Presented by:  Sascha Kempf, University of Colorado, Boulder

Abstract: One of the most exciting and controversial aspects of Saturn’s magnificent rings is that they may actually be a recent phenomenon in the solar system – forming long after the Earth, Saturn, and its moon. This possibility has been vigorously debated for nearly 40 years, since the Voyager flybys of Saturn. Over the years, the most powerful support for this hypothesis has turned out to be the puzzle of the rings’ nearly pure water ice composition – unique in the family of planetary rings – in spite of the constant hail of rocky-carbon meteoroids from outside the Saturn system.
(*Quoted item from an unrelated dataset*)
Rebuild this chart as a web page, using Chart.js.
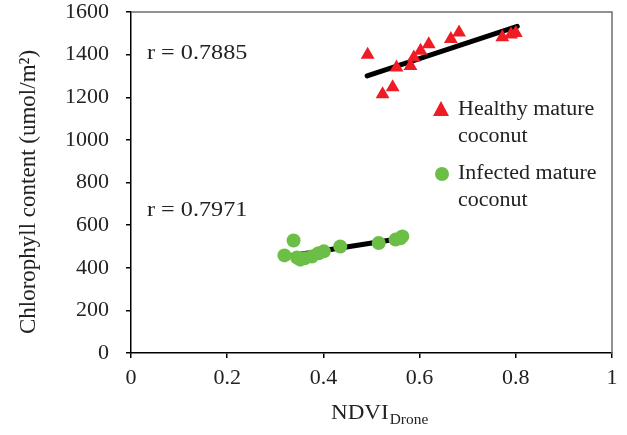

However, three major uncertainties have left the young-ring hypothesis unproven. Two of these have already been resolved by the Cassini mission: the amount of non-icy material currently in the rings, and the total ring mass. The third main constraint is the mass flux of non-icy meteoroids falling onto the rings. 

Measuring this mass flux was always a main science goal of the Cassini mission, and could only be achieved by the Cassini Cosmic Dust Analyzer instrument (CDA). In my talk I will report about the determination of the mass flux of non-icy material coming into the Saturn system, which completes the trifecta of constraints that are required to strongly support a youthful ring system. The measurements present a thorough and detailed analysis of the series of unconnected individual particle detections by CDA over Cassini’s entire 13 year mission, converting these detections into the desired mass flux. The CDA detections determine the incident particle orbits, and they come (surprisingly) not from comets as expected, but mostly from Kuiper Belt Objects. This means that most of the particles have low speeds relative to Saturn and are strongly focused gravitationally, such that the flux at the rings is even larger than previously estimated. The derived mass flux implies a ring exposure time of less than 100 to 400 million years, which is in support of recent ring formation scenarios.